> WHAT YOU ARE ASKED TO DO: Scan the listing that follows and report how many lines contain "this". Write the number alone.

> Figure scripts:
+---+

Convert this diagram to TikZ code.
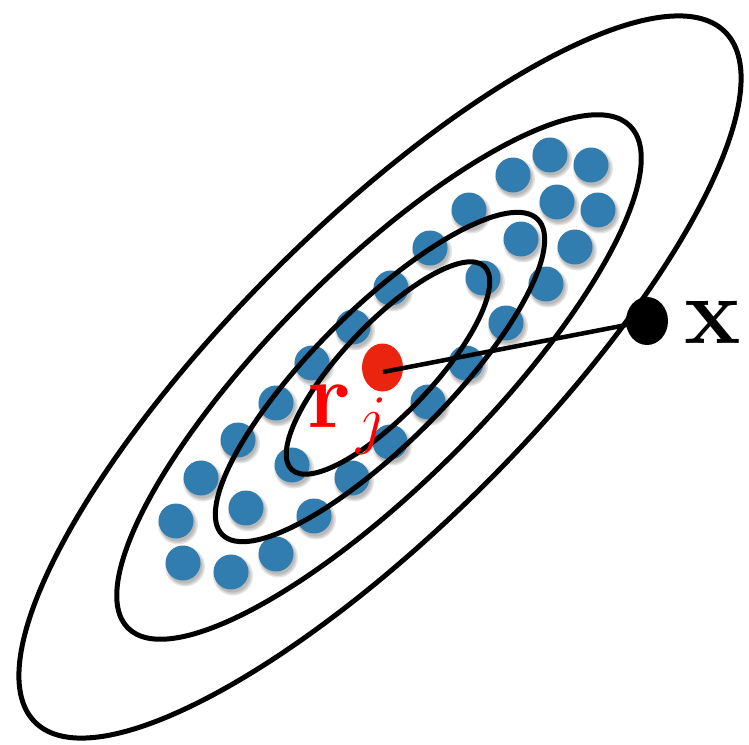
\RequirePackage{fix-cm}
\documentclass[tikz,border=0pt]{standalone}
\usetikzlibrary{shapes.geometric}
\definecolor{dotblue}{RGB}{50,125,176}
\definecolor{dotred}{RGB}{234,36,14}
\tikzset{
  bdot/.style={circle, fill=dotblue, minimum size=35pt, inner sep=0pt},
  bshadow/.style={circle, fill=black, opacity=0.10, minimum size=#1, inner sep=0pt},
  contour/.style={line width=5pt, draw=black},
  bigfont/.style={font=\fontsize{95}{95}\selectfont, inner sep=0pt, anchor=base west},
}
\begin{document}
\begin{tikzpicture}[x=1pt,y=-1pt]
\useasboundingbox (0,0) rectangle (749,744);
\def\dotlist{513/175, 550/155, 591/165, 469/210, 557/202, 598/210, 521/239, 575/247,
  430/248, 483/278, 546/284, 391/288, 506/323, 353/327, 466/363, 312/363, 276/403,
  428/402, 238/440, 390/442, 292/465, 201/478, 352/478, 246/508, 314/516, 176/521,
  183/563, 231/572, 276/554}
% shadows
\foreach \x/\y in \dotlist {
  \node[bshadow=40pt] at (\x+2,\y+3.5) {};
  \node[bshadow=37pt] at (\x+2,\y+3.5) {};
  \node[bshadow=35pt] at (\x+1.5,\y+3) {};
}
% dots
\foreach \x/\y [count=\i] in \dotlist {
  \node[bdot] (b\i) at (\x,\y) {};
}
% contours
\draw[contour, rotate around={46.5:(388,368)}] (388,368) ellipse [x radius=140pt, y radius=45pt];
\draw[contour, rotate around={45:(380,377)}] (380,377) ellipse [x radius=223pt, y radius=67pt];
\draw[contour, rotate around={45:(379,377)}] (379,377) ellipse [x radius=355pt, y radius=107pt];
\draw[contour, rotate around={45:(380,377)}] (380,377) ellipse [x radius=488pt, y radius=150pt];
% centre and point
\node[ellipse, fill=dotred, minimum width=41pt, minimum height=48pt, inner sep=0pt] (rdot) at (382.5,367.5) {};
\node[ellipse, fill=black, minimum width=42pt, minimum height=48pt, inner sep=0pt] (xdot) at (647,321) {};
\coordinate (rstart) at (383,372);
\draw[line width=4.5pt] (rstart) -- (xdot.center);
% labels
\node[bigfont, text=red] (rlab) at (307,427) {$\mathbf{r}_{\kern6pt j}$};
\node[bigfont] (xlab) at (684,343) {$\mathbf{x}$};
\end{tikzpicture}
\end{document}
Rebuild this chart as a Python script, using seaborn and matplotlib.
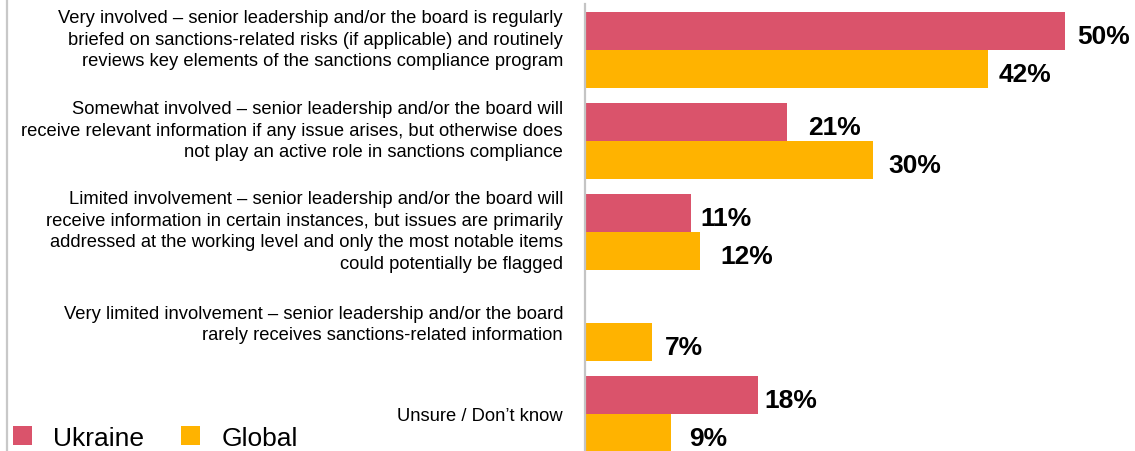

+---+

> FINAL ANSWER: 2